Trump's Saudi First Foreign Policy Continues
Trump defined his first term with his abject servility to Saudi and Emirati interests. It seems that he wants to outdo himself in the second term.
The president is continuing his Saudi First foreign policy:
When Crown Prince Mohammed bin Salman arrives at the White House on Tuesday, it will mark the first such visit since he was implicated in the killing of Washington Post columnist Jamal Khashoggi in the Saudi Consulate in Istanbul in 2018.
And he will be feted as one of the United States’s closest allies, expected to receive significant economic and national security wins.
Mohammed bin Salman’s visit to Washington is a disgrace, and it is outrageous that he will likely leave with new U.S. pledges of support and more arms deals. The crown prince is a war criminal and a murderer in addtion to being an increasingly repressive despot. He is the de facto leader of one of the world’s worst governments, and he ought to be treated like a pariah. Welcoming him to the White House is an affront to American interests and basic human decency. Trump defined his first term with his abject servility to Saudi and Emirati interests. It seems that he wants to outdo himself in the second term.
According to the report, Trump is “considering a bilateral security agreement pledging to defend Saudi Arabia in the event of any attack.” Formally pledging to defend the Saudis was a terrible idea when Biden was obsessed with it, and it remains so now. Trump’s arbitrary security guarantee to Qatar was a horrible mistake, and doing the same with the Saudis would be even worse.
There are reports that Trump is considering supplying the Saudis with F-35s. Providing more weapons to the Saudis will enable them to commit more acts of aggression against their neighbors in the future. We have every reason to believe that they will use those weapons to massacre civilians just as they did during the war on Yemen. The U.S. shouldn’t be rewarding the war criminals in Riyadh with advanced fighter jets or anything else.
We should remember what the Saudis have already done with the weapons and jets they received from the U.S. Beginning in 2015, they intervened in Yemen and waged a brutal, indiscriminate air campaign that killed many thousands of civilians. They escalated what had been an internal conflict into an international war.

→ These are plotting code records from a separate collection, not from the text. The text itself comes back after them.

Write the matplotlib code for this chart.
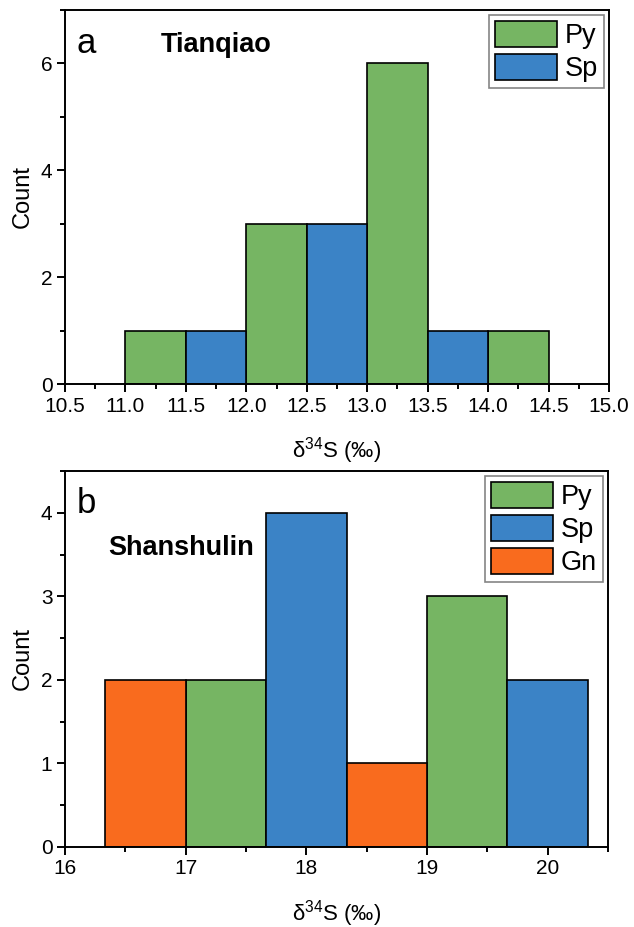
import matplotlib
matplotlib.use('Agg')
import matplotlib.pyplot as plt
from matplotlib.ticker import MultipleLocator

plt.rcParams['font.family'] = ['Liberation Sans', 'DejaVu Sans']
plt.rcParams['mathtext.fontset'] = 'custom'
plt.rcParams['mathtext.rm'] = 'Liberation Sans'
plt.rcParams['mathtext.it'] = 'Liberation Sans'

GREEN = '#76B563'
BLUE = '#3B83C6'
ORANGE = '#F96B1E'

# panel a - Tianqiao, bin width 0.5
a_py_left = [11.0, 12.0, 13.0, 14.0]
a_py_count = [1, 3, 6, 1]
a_sp_left = [11.5, 12.5, 13.5]
a_sp_count = [1, 3, 1]
a_width = 0.5

# panel b - Shanshulin, bin width 2/3
b_width = 2.0 / 3.0
b_gn_left = [16.0 + 1 / 3, 18.0 + 1 / 3]
b_gn_count = [2, 1]
b_py_left = [17.0, 19.0]
b_py_count = [2, 3]
b_sp_left = [17.0 + 2 / 3, 19.0 + 2 / 3]
b_sp_count = [4, 2]

XLABEL = 'δ$^{\\mathrm{34}}$S (‰)'


def style_axes(ax):
    for s in ax.spines.values():
        s.set_linewidth(1.4)
    ax.tick_params(which='both', direction='out', top=False, right=False,
                   labelsize=15, width=1.4, pad=3)
    ax.tick_params(which='major', length=6)
    ax.tick_params(which='minor', length=3.5)
    ax.set_xlabel(XLABEL, fontsize=16, labelpad=14)
    ax.set_ylabel('Count', fontsize=17, labelpad=5)


def add_legend(ax):
    leg = ax.legend(loc='upper right', fontsize=19.5, fancybox=False,
                    edgecolor='#666666', handlelength=2.3, handleheight=1.1,
                    handletextpad=0.3, borderpad=0.2, labelspacing=0.18,
                    borderaxespad=0.2)
    leg.get_frame().set_linewidth(1.2)
    return leg


fig = plt.figure(figsize=(6.34, 9.27), dpi=100)
W, H = 634, 927
ax1 = fig.add_axes([65 / W, 1 - 384 / H, (609 - 65) / W, (384 - 10) / H])
ax2 = fig.add_axes([65 / W, 1 - 847 / H, (608 - 65) / W, (847 - 471) / H])

# panel a
ax1.bar(a_py_left, a_py_count, width=a_width, align='edge', color=GREEN,
        edgecolor='black', linewidth=1.2, label='Py')
ax1.bar(a_sp_left, a_sp_count, width=a_width, align='edge', color=BLUE,
        edgecolor='black', linewidth=1.2, label='Sp')
ax1.set_xlim(10.5, 15.0)
ax1.set_ylim(0, 7)
ax1.xaxis.set_major_locator(MultipleLocator(0.5))
ax1.xaxis.set_minor_locator(MultipleLocator(0.25))
ax1.yaxis.set_major_locator(MultipleLocator(2))
ax1.yaxis.set_minor_locator(MultipleLocator(1))
ax1.xaxis.set_major_formatter(plt.FormatStrFormatter('%.1f'))
style_axes(ax1)
ax1.text(0.022, 0.885, 'a', transform=ax1.transAxes, fontsize=25,
         va='baseline')
ax1.text(0.176, 0.888, 'Tianqiao', transform=ax1.transAxes, fontsize=19.5,
         fontweight='bold', va='baseline')
add_legend(ax1)

# panel b
ax2.bar(b_py_left, b_py_count, width=b_width, align='edge', color=GREEN,
        edgecolor='black', linewidth=1.2, label='Py')
ax2.bar(b_sp_left, b_sp_count, width=b_width, align='edge', color=BLUE,
        edgecolor='black', linewidth=1.2, label='Sp')
ax2.bar(b_gn_left, b_gn_count, width=b_width, align='edge', color=ORANGE,
        edgecolor='black', linewidth=1.2, label='Gn')
ax2.set_xlim(16.0, 20.5)
ax2.set_ylim(0, 4.5)
ax2.xaxis.set_major_locator(MultipleLocator(1))
ax2.xaxis.set_minor_locator(MultipleLocator(0.5))
ax2.yaxis.set_major_locator(MultipleLocator(1))
ax2.yaxis.set_minor_locator(MultipleLocator(0.5))
style_axes(ax2)
ax2.text(0.022, 0.888, 'b', transform=ax2.transAxes, fontsize=25,
         va='baseline')
ax2.text(0.08, 0.777, 'Shanshulin', transform=ax2.transAxes, fontsize=19.5,
         fontweight='bold', va='baseline')
add_legend(ax2)

fig.savefig('out.png', dpi=100)
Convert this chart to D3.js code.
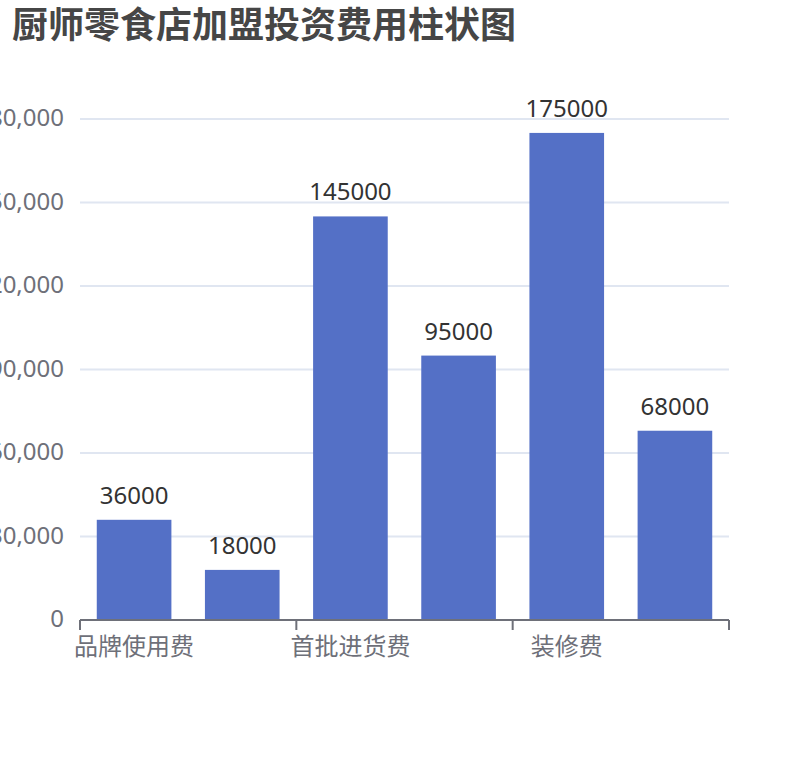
<!DOCTYPE html>
<html>
<head>
<meta charset="utf-8">
<script src="https://cdn.jsdelivr.net/npm/d3@7"></script>
<style>
  body { margin: 0; background: #fff; }
  svg { font-family: "Noto Sans", "Noto Sans CJK SC", sans-serif; }
</style>
</head>
<body>
<svg id="chart" width="810" height="760"></svg>
<script>
// chart data
var categories = ["品牌使用费", "加盟保证金", "首批进货费", "设备费", "装修费", "流动资金"];
var costs = [36000, 18000, 145000, 95000, 175000, 68000];
var yTicks = [0, 30000, 60000, 90000, 120000, 150000, 180000];
var title = "厨师零食店加盟投资费用柱状图";

var svg = d3.select("#chart");
var gLeft = 80, gRight = 729, gTop = 119, gBottom = 620;

var x = d3.scaleBand()
  .domain(categories)
  .range([gLeft, gRight])
  .paddingInner(0.31)
  .paddingOuter(0.155);

var y = d3.scaleLinear().domain([0, 180000]).range([gBottom, gTop]);

svg.append("text")
  .attr("x", 12)
  .attr("y", 38)
  .attr("font-size", 36)
  .attr("font-weight", "bold")
  .attr("fill", "#464646")
  .attr("font-family", "'Noto Sans CJK SC', sans-serif")
  .text(title);

// grid lines
svg.append("g").selectAll("line")
  .data(yTicks.slice(1))
  .enter().append("line")
  .attr("x1", gLeft).attr("x2", gRight)
  .attr("y1", function(d) { return y(d); })
  .attr("y2", function(d) { return y(d); })
  .attr("stroke", "#E0E6F1")
  .attr("stroke-width", 2);

// y axis labels
var yAxis = d3.axisLeft(y).tickValues(yTicks).tickSize(0).tickPadding(16)
  .tickFormat(d3.format(","));
var gy = svg.append("g").attr("transform", "translate(" + gLeft + ",0)").call(yAxis);
gy.select(".domain").remove();
gy.selectAll("text")
  .attr("font-size", 24)
  .attr("dy", "0.28em")
  .attr("fill", "#6E7079")
  .attr("font-family", "'Noto Sans', sans-serif");

// bars
svg.append("g").selectAll("rect")
  .data(costs)
  .enter().append("rect")
  .attr("x", function(d, i) { return x(categories[i]); })
  .attr("y", function(d) { return y(d); })
  .attr("width", x.bandwidth())
  .attr("height", function(d) { return gBottom - y(d); })
  .attr("fill", "#5470c6");

svg.append("g").selectAll("text")
  .data(costs)
  .enter().append("text")
  .attr("x", function(d, i) { return x(categories[i]) + x.bandwidth() / 2; })
  .attr("y", function(d) { return y(d) - 16; })
  .attr("text-anchor", "middle")
  .attr("font-size", 24)
  .attr("fill", "#333")
  .text(function(d) { return d; });

// x axis: ticks on band boundaries, every other label (like echarts auto interval)
var gx = svg.append("g");
gx.append("line")
  .attr("x1", gLeft).attr("x2", gRight)
  .attr("y1", gBottom).attr("y2", gBottom)
  .attr("stroke", "#6E7079").attr("stroke-width", 2);

var tickPos = categories.filter(function(d, i) { return i % 2 == 0; })
  .map(function(d) { return x(d) - x.step() * x.paddingInner() / 2; });
tickPos.push(gRight);
tickPos[0] = gLeft;
gx.selectAll(".tk")
  .data(tickPos)
  .enter().append("line")
  .attr("x1", function(d) { return d; }).attr("x2", function(d) { return d; })
  .attr("y1", gBottom).attr("y2", gBottom + 10)
  .attr("stroke", "#6E7079").attr("stroke-width", 2);

gx.selectAll(".lbl")
  .data(categories.filter(function(d, i) { return i % 2 == 0; }))
  .enter().append("text")
  .attr("x", function(d) { return x(d) + x.bandwidth() / 2; })
  .attr("y", 655)
  .attr("text-anchor", "middle")
  .attr("font-size", 24)
  .attr("fill", "#6E7079")
  .attr("font-family", "'Noto Sans CJK SC', sans-serif")
  .text(function(d) { return d; });
</script>
</body>
</html>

As defense minister and crown prince, Mohammed bin Salman was the driving force behind the Saudi intervention, and he has the blood of hundreds of thousands of people on his hands.
The Saudi coalition also imposed a blockade and waged a pitiless economic war on the country that reduced many areas to near-famine and famine conditions. Before the Israelis deliberately starved the people of Gaza, the Saudis and their allies did the same to the people of Yemen. The estimated death toll from the war at the end of 2021 was 377,000 people, and that is a conservative estimate.
Like Biden, Trump keeps pursuing a normalization deal between Saudi Arabia and Israel. The Saudi government is not going to agree to that anytime soon, but our government shouldn’t be making concessions to Riyadh to facilitate it in any case. If the war criminal despot in Saudi Arabia wants to exchange ambassadors with the genocidaire prime minister in Israel, that is their business, but the U.S. should not be giving the Saudis pledges and gifts to make it happen.
The Saudi government would be foolish to normalize with Israel under current circumstances. Mohammed bin Salman can’t completely ignore what the people of Saudi Arabia want, and they are overwhelmingly opposed to establishing ties with Israel:
Crucially, Saudi public opinion is ice-cold. An August 2025 Washington Institute poll found that 81 per cent of Saudis oppose normalisation with Israel; only 1 per cent support it.
The war in Gaza has caused support for normalization with Israel to collapse across the region. The only reason that there is even a chance of establishing formal diplomatic relations between these states is that the Saudi government is a despotic monarchy. That should tell us all something about how rotten and fragile these normalization deals are.
There should be no new deals with the butcher of Yemen. The U.S. should be reducing its cooperation with the Saudis, not enhancing it. Saudi Arabia is not an ally, and it never has been. It is at most an unreliable and destructive client. The close U.S.-Saudi relationship is a liability and an embarrassment for the United States. Washington should be looking for ways to cut off all support to the Saudis rather than offering them advanced military hardware and security guarantees.
Trump’s Saudi First foreign policy is unfortunately not surprising. It is consistent with everything he did in his first term. He has gone out of his way to be the most shamelessly pro-Saudi president, and he seems eager to continue catering to their interests at America’s expense.


Trump is NOT Saudi Arabia First.
Trump is Israel First!, Saudi Arabia second, and American can have whatever crumbs are left over, I guess.